Tuesday 24 February 2015

Life beyond JQuery...

I knocked up a little project the other day (here) and threw it up onto GitHub but the first response I got from anyone was "Why didn't you do it in JQuery?"


* To keep the size down

In the best of all possible worlds you can get JQuery down to 28k, the simple minified version however is closer to 84k, for the functionality I actually wanted to include this was way over the top and I didn't need any other functionality that would drive me to include it.
Also, while my code would have been smaller had I used JQuery it would not have been that much smaller - mainly because I wanted some very specific behaviours.

* To reduce complexity

Every additional file you need to add into a project is one more thing the user of your code needs to keep track of, it sounds silly but I've handled more than my share of support requests from people who never bothered to check dependencies. 

* To make it load independent

When trying to optimised you code for speed it becomes a pain when you need to block rendering in order to make sure your JS files load in the order you expect and the order they require simply so you wont get any errors. 

* Because I didn't need it

In all honesty the syntax difference between using the JQuery element selector and doing it manually is tiny. If you've been programming JQuery since you started then you might find it difficult, but if you know how JQuery does things, it's actually not that hard to do without it. 

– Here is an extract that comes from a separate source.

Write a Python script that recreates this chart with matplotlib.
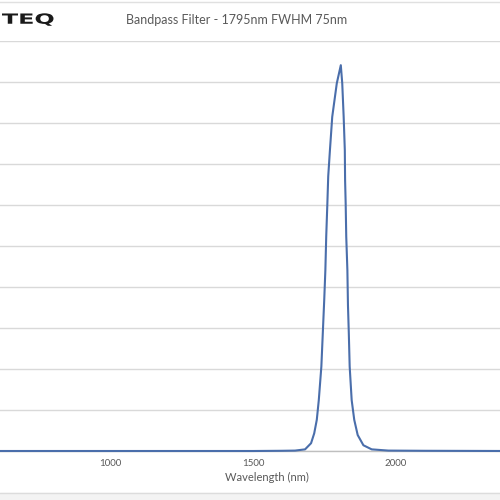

Really the last answer is the only I need. There was no reason for me to use JQuery, no functionality that could not be easily done without it and no issue of cross browser compatibility that could not be solved with some very simple code.

I'm not a purist. I use JQuery all the time in various project but sometimes it's the proverbial sledgehammer to crack a walnut. People need to remember that JQuery is a library that extends the DOM not a default upgrade to all browsers.